In January, the EIA predicted domestic production would rise from 8.9 million barrels per day in 2016 to 9.3 million barrels per day in 2018, led largely by tight oil-producing states, primarily Texas and North Dakota. The agency said Permian production rose 5 percent in 2016 over 2015 levels to average 2 million barrels a day, and that increase is expected to increase into 2018, when it should average 2.5 million barrels a day.

In its Annual Energy Outlook 2017 issued in February, the agency said Permian production will remain relatively high through 2040.

“The biggest challenge facing Permian producers, in addition to oil prices, is midstream infrastructure additions that will limit production. According to Drillinginfo’s forecast, it is expected that production will exceed current takeaway capacity by the end of this year. Presently, Permian takeaway and refining capacity stands at 2.6 million barrels a day,” Esparza said.

Aloulou, Esparza and Ameen noted that between January 2016 and March 2017, oil production in the Permian rose in all but three months, providing a growing share of domestic production, while production in other regions fell amid low oil prices.

As of April 21, the number of rigs in the Permian Basin reached 340, or 40 percent of the 857 total oil- and natural gas-directed rigs operating in the United States. The Permian rig count reached as high as 568 in late 2014 before falling to a low of 134 in spring 2016.

The land area over the Permian Basin covers more than 75,000 square miles in 43 counties of western Texas and southeastern New Mexico, the EIA analysts said. However, they pointed out that more than half of the rigs that have been added in the Permian are concentrated in just five counties: Reeves, Loving, Midland, and Martin  in Texas and Lea County in New Mexico. Oil production from these five counties averaged 882,000 barrels a day as of November and accounted for approximately 42 percent of total Permian Basin oil production, which was 2.1 million barrels a day that month. As more rigs continue to be moved to these counties, production from these areas is expected to continue to increase, which will drive the increases in total Permian production.

They also cite last November’s report from the U.S. Geological Survey that estimated technically recoverable oil and shale gas resources in the Midland subbasin — specifically the Wolfcamp — could exceed 20 billion barrels of oil, 16 trillion cubic feet of natural gas and 1.6 billion barrels of hydrocarbon gas liquids.

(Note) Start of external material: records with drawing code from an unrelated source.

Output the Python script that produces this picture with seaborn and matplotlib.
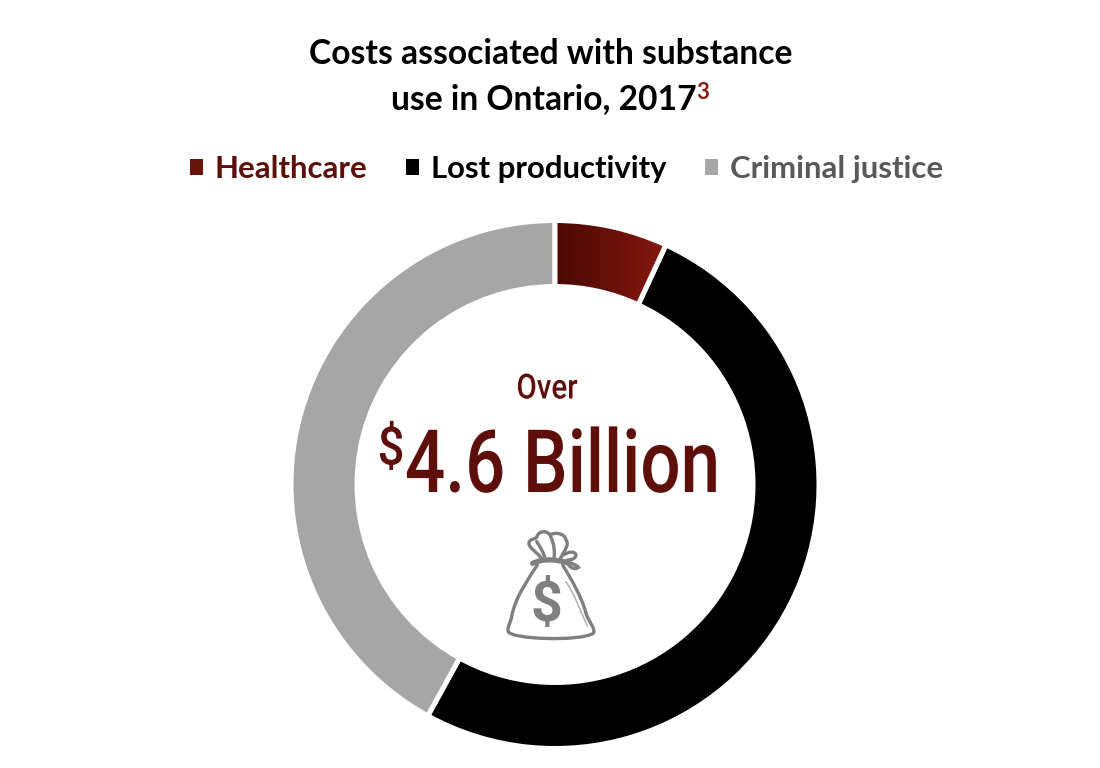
"""Donut chart of substance use costs in Ontario, 2017."""

import matplotlib

matplotlib.use("Agg")
import matplotlib.patheffects as pe
import matplotlib.pyplot as plt
import numpy as np
import seaborn as sns
from matplotlib.colors import LinearSegmentedColormap
from matplotlib.patches import Patch, PathPatch
from matplotlib.path import Path
from matplotlib.transforms import Affine2D

categories = ["Healthcare", "Lost productivity", "Criminal justice"]
shares = [6.9, 51.1, 42.0]
slice_colors = ["#6a120c", "#000000", "#a6a6a6"]
label_colors = ["#5e0f0a", "#000000", "#595959"]
title_lines = ["Costs associated with substance", "use in Ontario, 2017"]
center_small = "Over"
center_big = "4.6 Billion"

MAROON = "#5e0f0a"
BAG_GREY = "#7f7f7f"


class Squeeze(pe.AbstractPathEffect):
    """Narrow a text horizontally around its anchor, no condensed font is installed."""

    def __init__(self, center_x, factor):
        super().__init__()
        self.center_x = center_x
        self.factor = factor

    def draw_path(self, renderer, gc, tpath, affine, rgbFace=None):
        squeeze = Affine2D().translate(-self.center_x, 0).scale(self.factor, 1).translate(self.center_x, 0)
        renderer.draw_path(gc, tpath, affine + squeeze, rgbFace)


def py(y):
    """Reference pixel row to axes y."""
    return 768 - y


def draw_bag(ax):
    """Money bag icon, outlined from the 3x crop at (480, 510)."""
    outlines = [
        ("M", 172, 165, "C", 150, 200, 105, 260, 95, 320, "C", 92, 340, 80, 350, 85, 365,
         "C", 95, 388, 300, 395, 340, 370, "C", 348, 355, 325, 335, 318, 310,
         "C", 305, 260, 275, 210, 248, 165),
        ("M", 185, 145, "C", 170, 125, 140, 110, 148, 95, "C", 155, 85, 165, 88, 170, 82,
         "C", 175, 62, 200, 60, 210, 75, "C", 225, 65, 255, 70, 258, 90,
         "C", 270, 105, 250, 125, 240, 148),
        ("M", 170, 95, "C", 180, 110, 190, 125, 195, 145),
        ("M", 212, 80, "C", 222, 100, 225, 125, 222, 145),
        ("M", 250, 135, "C", 265, 125, 285, 122, 288, 135, "C", 288, 145, 275, 150, 262, 150),
        ("M", 262, 155, "C", 275, 160, 290, 165, 295, 172, "C", 285, 180, 272, 175, 262, 160),
    ]
    for outline in outlines:
        verts, codes = [], []
        i = 0
        while i < len(outline):
            if outline[i] == "M":
                verts.append(outline[i + 1 : i + 3])
                codes.append(Path.MOVETO)
                i += 3
            else:
                flat = outline[i + 1 : i + 7]
                verts += [flat[0:2], flat[2:4], flat[4:6]]
                codes += [Path.CURVE4] * 3
                i += 7
        pts = [(480 + x / 3, py(510 + y / 3)) for x, y in verts]
        ax.add_patch(PathPatch(Path(pts, codes), fill=False, ec=BAG_GREY, lw=2.4, capstyle="round"))
    fold = Path(
        [(480 + x / 3, py(510 + y / 3)) for x, y in [(258, 215), (285, 255), (300, 300), (322, 348)]],
        [Path.MOVETO] + [Path.CURVE4] * 3,
    )
    ax.add_patch(PathPatch(fold, fill=False, ec="#b5b5b5", lw=1.2, capstyle="round"))
    band = Path(
        [(480 + x / 3, py(510 + y / 3)) for x, y in [(158, 160), (190, 145), (230, 148), (262, 158)]],
        [Path.MOVETO] + [Path.CURVE4] * 3,
    )
    ax.add_patch(PathPatch(band, fill=False, ec=BAG_GREY, lw=3.8, capstyle="round"))
    ax.text(546.5, py(606), "$", color=BAG_GREY, fontsize=40, fontweight="bold",
            family="Roboto", ha="center", va="center")


sns.set_theme(style="white")
plt.rcParams["font.family"] = ["Lato", "DejaVu Sans"]

fig = plt.figure(figsize=(11, 7.68), dpi=100)
ax = fig.add_axes([0, 0, 1, 1])

wedges, _ = ax.pie(
    shares,
    colors=slice_colors,
    startangle=90,
    counterclock=False,
    center=(555, py(484.5)),
    radius=264,
    wedgeprops={"width": 66, "edgecolor": "white", "linewidth": 3.6},
    frame=True,
)
ax.set_xlim(0, 1100)
ax.set_ylim(0, 768)
ax.set_aspect("equal")
ax.axis("off")

# first slice carries a left to right gradient, so the wedge only keeps its white edge
first = wedges[0]
box = first.get_path().get_extents(first.get_patch_transform())
ramp = LinearSegmentedColormap.from_list("ramp", ["#4c0904", "#86180f"])
image = ax.imshow(
    np.linspace(0, 1, 256).reshape(1, -1),
    cmap=ramp,
    extent=(box.x0, box.x1, box.y0, box.y1),
    aspect="auto",
    zorder=first.get_zorder(),
)
image.set_clip_path(first)
first.set_facecolor("none")
first.set_zorder(first.get_zorder() + 1)
ax.set_xlim(0, 1100)
ax.set_ylim(0, 768)

ax.text(551, py(54), title_lines[0], fontsize=24.2, fontweight="bold", color="black",
        ha="center", va="center")
line2 = ax.text(543.5, py(99), title_lines[1], fontsize=24.2, fontweight="bold", color="black",
                ha="center", va="center")
ax.annotate("3", xy=(1, 1), xycoords=line2, xytext=(0, 1), textcoords="offset points",
            fontsize=16, fontweight="bold", color="#8a1c14", ha="left", va="top")

handles = [Patch(facecolor=c, edgecolor="none") for c in slice_colors]
ax.legend(
    handles,
    categories,
    loc="center",
    bbox_to_anchor=(566.5 / 1100, 1 - 169 / 768),
    ncols=3,
    frameon=False,
    labelcolor=label_colors,
    prop={"weight": "bold", "size": 22.4},
    handlelength=0.42,
    handleheight=0.42,
    handletextpad=0.38,
    columnspacing=1.24,
)

ax.text(547, py(389), center_small, color=MAROON, fontsize=25, fontweight="medium",
        family="Roboto", ha="center", va="center", path_effects=[Squeeze(547, 0.85)])
ax.text(405, py(468), center_big, color=MAROON, fontsize=63, fontweight="medium",
        family="Roboto", ha="left", va="center", path_effects=[Squeeze(405, 0.81)])
ax.text(391, py(450), "$", color=MAROON, fontsize=38, fontweight="medium",
        family="Roboto", ha="center", va="center", path_effects=[Squeeze(391, 0.9)])

draw_bag(ax)

fig.savefig("out.png", dpi=100, facecolor="white")
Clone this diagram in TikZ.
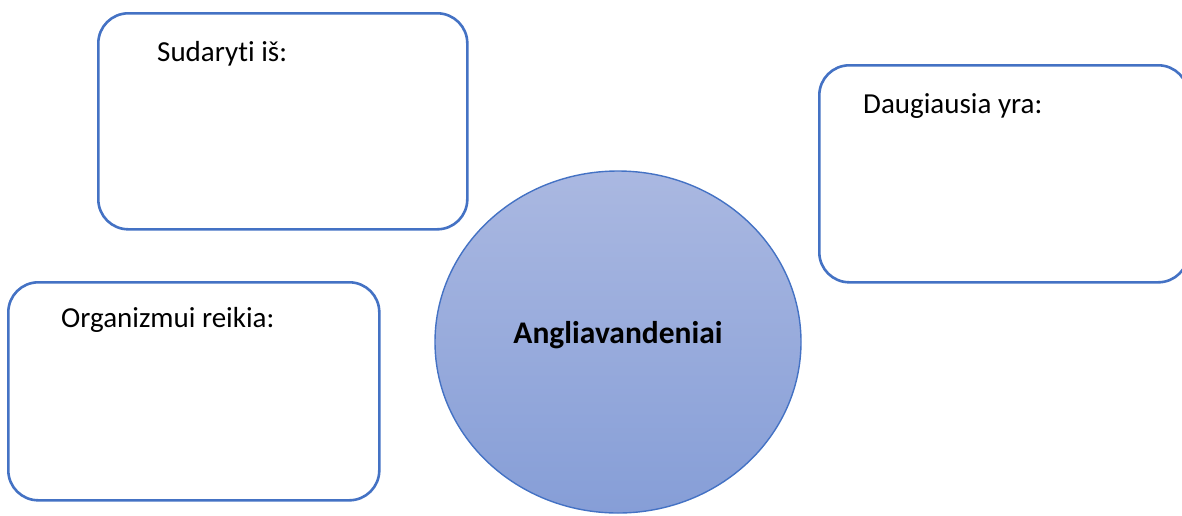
\documentclass[tikz,border=0pt]{standalone}
\usepackage{fontspec}
\setmainfont[Ligatures=NoCommon]{Carlito}
\usetikzlibrary{shapes.geometric}
\definecolor{offblue}{RGB}{68,114,196}
\definecolor{circtop}{RGB}{170,184,225}
\definecolor{circbot}{RGB}{134,158,215}
\tikzset{
  box/.style={draw=offblue, line width=2.6pt, rounded corners=30pt, fill=white, inner sep=0pt},
  boxtext/.style={anchor=base west, inner sep=0pt, font=\fontsize{29}{35}\selectfont},
  centre/.style={ellipse, draw=offblue, line width=1.4pt, top color=circtop, bottom color=circbot, inner sep=0pt,
    minimum width=366pt, minimum height=342pt},
}
\begin{document}
\begin{tikzpicture}[x=1pt,y=-1pt]
\useasboundingbox (0,0) rectangle (1182,515);
\clip (0,0) rectangle (1182,515);
% boxes
\node[box, minimum width=369pt, minimum height=216pt, anchor=north west] (b1) at (97,12) {};
\node[box, minimum width=371pt, minimum height=218pt, anchor=north west] (b2) at (7,281) {};
\node[box, minimum width=369pt, minimum height=217pt, anchor=north west] (b3) at (818,64) {};
% circle
\node[centre] (c) at (618,342) {};
% texts
\node[boxtext] (t1) at (157,61) {Sudaryti iš:};
\node[boxtext] (t2) at (61,327) {Organizmui reikia:};
\node[boxtext] (t3) at (863,113) {Daugiausia yra:};
\node[anchor=base, inner sep=0pt, font=\fontsize{31.5}{38}\selectfont\bfseries] (t4) at (618,343) {Angliavandeniai};
\end{tikzpicture}
\end{document}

The International Energy Agency said that even those riches may not be enough to meet future demand.

The agency reported global oil discoveries fell to a record low of 2.4 billion barrels in 2016, compared to an average 9 billion barrels per year over the past 15 years. Conventional resource development fell to 4.7 billion barrels, down 30 percent from 2015 levels as the number of projects that received funding dropped to the lowest level since the 1940s. Exploration spending is expected to fall again this year.

Even as conventional projects were declining, U.S. shale investments and production rose as production costs have fallen 50 percent since 2014. Of the 85 million barrels per day of global oil output, conventional oil production is 69 million barrels, accompanied by 6.5 million barrels per day from U.S. shale plays and the remainder from other natural gas liquids and unconventional sources such as oil sands and heavy oil.

The IEA said that as global demand is forecast to grow 1.2 million barrels a day per year over the next five years, that decline in investment could lead to tight supplies.

The agency puts the average break-even price in the Permian at $40 to $45 per barrel, with production from U.S. shale plays expected to rise by 2.3 million barrels a day by 2022 at current oil prices. It could be a larger increase if prices are higher.

“The key question for the future of the oil market is for how long can a surge in U.S. shale supplies make up for the slow pace of growth elsewhere in the oil sector,”  Fatih Birol, IEA executive director, said in a statement.